Can someone explain why the inflation rate is linked to pay increases in the UK
It's not and it's rare that all companies will ever pay you an increase inline with inflation. Depends on the company but it's not the norm for it always to be the case. This is why if you don't get bigger % jumps each couple of years, in reality you're earning less etc.
 
Can someone explain why the inflation rate is linked to pay increases in the UK? In the USA, I've always been told that you're paid how much you cost to replace. If the cost of labor is not increasing at the same rate as inflation, why would the company give you more money just because inflation has increased?
Inflation affects your real terms pay...so it's in the employees interest to see above-inflation pay rises, otherwise you're getting an effective paycut.

It's rare that anyone gets an inflation matching rise (although my company did do it, for everyone, this year). The reason you're seeing all the strike action about below inflation rises in the media is that much of the public service has had below inflation payrises for a decade, constantly having their standard of living eroded, and the jump in inflation has tipped them over the point where they'll put up with it.
 
A factor I think is often overlooked is that a 'real term paycut' may not actually be unwarranted, in cases where the value an employee is adding is diminishing for whatever reason.
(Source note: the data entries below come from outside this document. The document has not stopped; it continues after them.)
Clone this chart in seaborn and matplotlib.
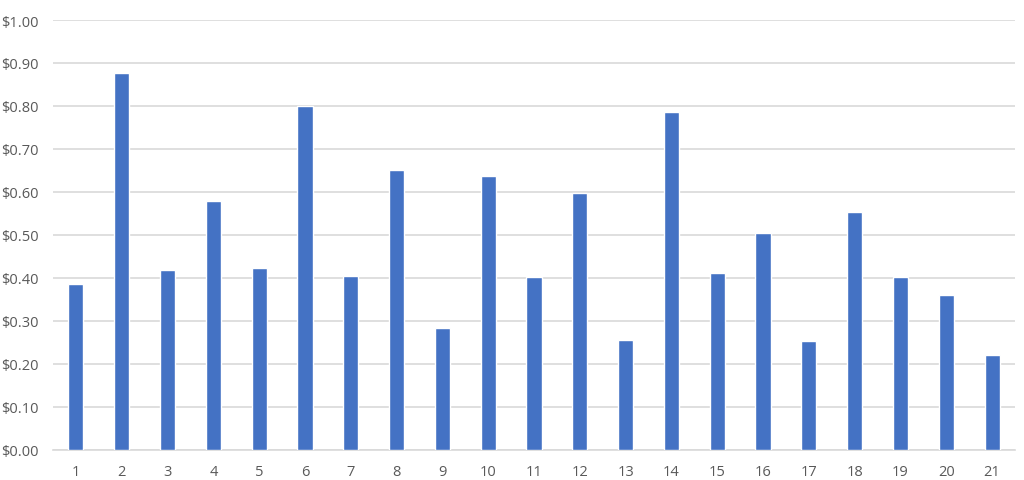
import matplotlib
matplotlib.use("Agg")
import matplotlib.pyplot as plt
import seaborn as sns
import pandas as pd
from matplotlib.ticker import FuncFormatter, MultipleLocator

categories = [str(i) for i in range(1, 22)]
values = [0.385, 0.877, 0.418, 0.578, 0.422, 0.801, 0.405, 0.651, 0.284, 0.638,
          0.403, 0.598, 0.256, 0.785, 0.411, 0.504, 0.252, 0.553, 0.403, 0.360, 0.220]

sns.set_style("white")
plt.rcParams['font.family'] = ['Open Sans', 'DejaVu Sans']

df = pd.DataFrame({"cat": categories, "val": values})

fig = plt.figure(figsize=(10.24, 4.81), dpi=100)
W, H = 1024, 481
ax = fig.add_axes([53 / W, (H - 450.7) / H, (1015 - 53) / W, (450.7 - 21) / H])

sns.barplot(data=df, x="cat", y="val", color="#4472C4", width=0.33, saturation=1,
            ax=ax, zorder=3)

ax.set_ylim(0, 1.0)
ax.set_xlim(-0.5, len(categories) - 0.5)
ax.yaxis.set_major_locator(MultipleLocator(0.1))
ax.yaxis.set_major_formatter(FuncFormatter(lambda v, p: f"${v:.2f}"))
ax.grid(axis="y", color="#D9D9D9", linewidth=1.2, zorder=0)
ax.set_axisbelow(True)
for s in ["top", "right", "left"]:
    ax.spines[s].set_visible(False)
ax.spines["bottom"].set_color("#D9D9D9")
ax.spines["bottom"].set_linewidth(1.2)
ax.set_xlabel("")
ax.set_ylabel("")
ax.tick_params(axis="both", length=0, labelsize=10.5, colors="#595959")
ax.tick_params(axis="y", pad=10)
ax.tick_params(axis="x", pad=10)

fig.savefig("out.png", dpi=100)
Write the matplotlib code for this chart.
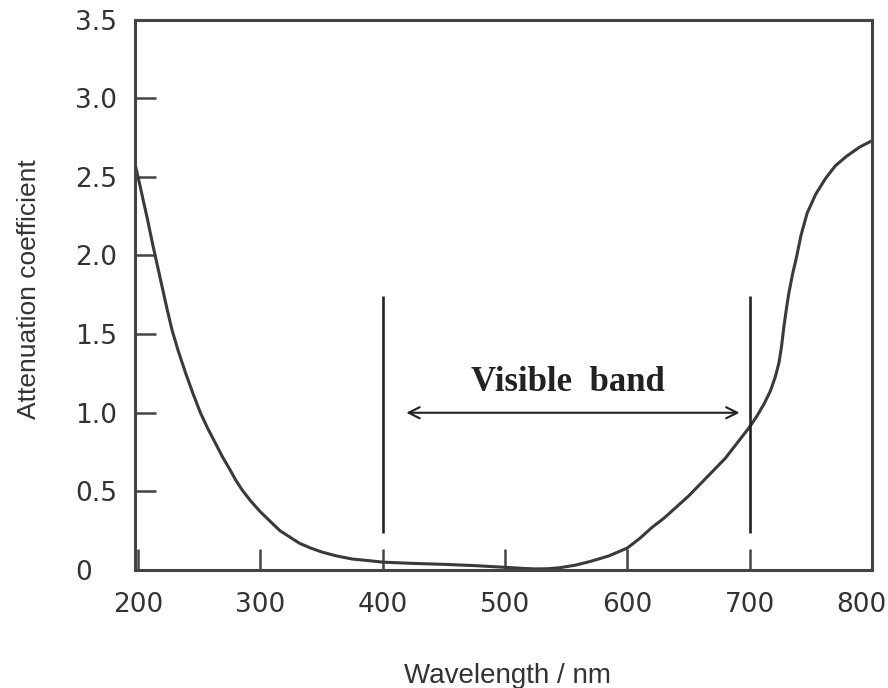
import matplotlib
matplotlib.use("Agg")
import matplotlib.pyplot as plt
import matplotlib.transforms as mtransforms

# attenuation curve
wavelength = [197, 200, 204, 208, 212, 216, 220, 224, 228, 233, 239, 245, 251, 257,
              263, 269, 275, 280, 285, 292, 300, 308, 316, 324, 332, 341, 350, 362,
              375, 388, 400, 425, 450, 475, 500, 515, 525, 535, 545, 557, 570, 585,
              600, 610, 620, 630, 640, 650, 660, 670, 680, 690, 700, 706, 712, 717,
              721, 724, 726, 728, 730, 732, 735, 738, 742, 747, 754, 762, 770, 779,
              790, 800]
attenuation = [2.60, 2.50, 2.36, 2.22, 2.07, 1.93, 1.79, 1.65, 1.52, 1.39, 1.25, 1.12,
               1.00, 0.90, 0.81, 0.72, 0.64, 0.57, 0.51, 0.44, 0.37, 0.31, 0.25, 0.21,
               0.17, 0.14, 0.115, 0.09, 0.07, 0.06, 0.05, 0.042, 0.036, 0.028, 0.017,
               0.010, 0.007, 0.008, 0.015, 0.030, 0.055, 0.09, 0.14, 0.20, 0.27, 0.33,
               0.40, 0.47, 0.55, 0.63, 0.71, 0.81, 0.91, 0.98, 1.06, 1.14, 1.23, 1.32,
               1.42, 1.55, 1.66, 1.76, 1.88, 1.98, 2.13, 2.27, 2.39, 2.49, 2.57, 2.63,
               2.69, 2.73]

band_edges = [400, 700]
band_line_y = (0.235, 1.745)
arrow_x = (417, 694)
arrow_y = 1.0
band_label = "Visible  band"

xticks = [200, 300, 400, 500, 600, 700, 800]
yticks = [0, 0.5, 1.0, 1.5, 2.0, 2.5, 3.0, 3.5]
ytick_labels = ["0", "0.5", "1.0", "1.5", "2.0", "2.5", "3.0", "3.5"]

spine_col = "#444444"

fig = plt.figure(figsize=(8.88, 6.88), dpi=100)
ax = fig.add_axes([0.152, 0.1715, 0.830, 0.80])

ax.plot(wavelength, attenuation, color="#3a3a3a", lw=2.2)
for xe in band_edges:
    ax.vlines(xe, band_line_y[0], band_line_y[1], color="#222222", lw=1.9)

ax.annotate("", xy=(arrow_x[0], arrow_y), xytext=(arrow_x[1], arrow_y),
            arrowprops=dict(arrowstyle="<->", color="#222222", lw=1.5,
                            mutation_scale=20))
ax.text(551, 1.19, band_label, ha="center", va="center", fontsize=25,
        fontweight="bold", family=["Liberation Serif", "DejaVu Serif"], color="#222222")

ax.set_xlim(197.5, 800)
ax.set_ylim(0, 3.5)
ax.set_xticks(xticks)
ax.set_yticks(yticks)
ax.set_yticklabels(ytick_labels)

ax.tick_params(axis="both", direction="in", length=15, width=1.8, color=spine_col)
ax.tick_params(axis="y", pad=43, labelsize=19)
ax.tick_params(axis="x", pad=16, labelsize=19)
for lab in ax.get_yticklabels():
    lab.set_horizontalalignment("left")
for lab in ax.get_xticklabels() + ax.get_yticklabels():
    lab.set_color("#333333")
# last x label sits a little left of its tick, as in the original
last = ax.get_xticklabels()[-1]
last.set_transform(last.get_transform()
                   + mtransforms.ScaledTranslation(-0.11, 0, fig.dpi_scale_trans))

for s in ax.spines.values():
    s.set_color(spine_col)
    s.set_linewidth(2.2)

ax.set_ylabel("Attenuation coefficient", fontsize=19, color="#333333",
              family=["Liberation Sans", "DejaVu Sans"])
ax.yaxis.set_label_coords(-0.128, 0.51)
fig.text(0.572, 0.018, "Wavelength / nm", ha="center", va="center",
         fontsize=20, color="#333333", family=["Liberation Sans", "DejaVu Sans"])

fig.savefig("out.png", dpi=100)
It could be they are less effective than they used to be, it could be that the role they perform is of reduced importance, etc.

Employment is a bit of a strange beast in this regard, just because a service is worth £x/year today doesn't mean the same service should be worth £x+inflation/year in 10 years time, usually what happens is it gets superseded by a better service or the price doesn't keep up with an inflation (I accept that in some cases employees improve over time and hence are 'superseding the old service they used to provide').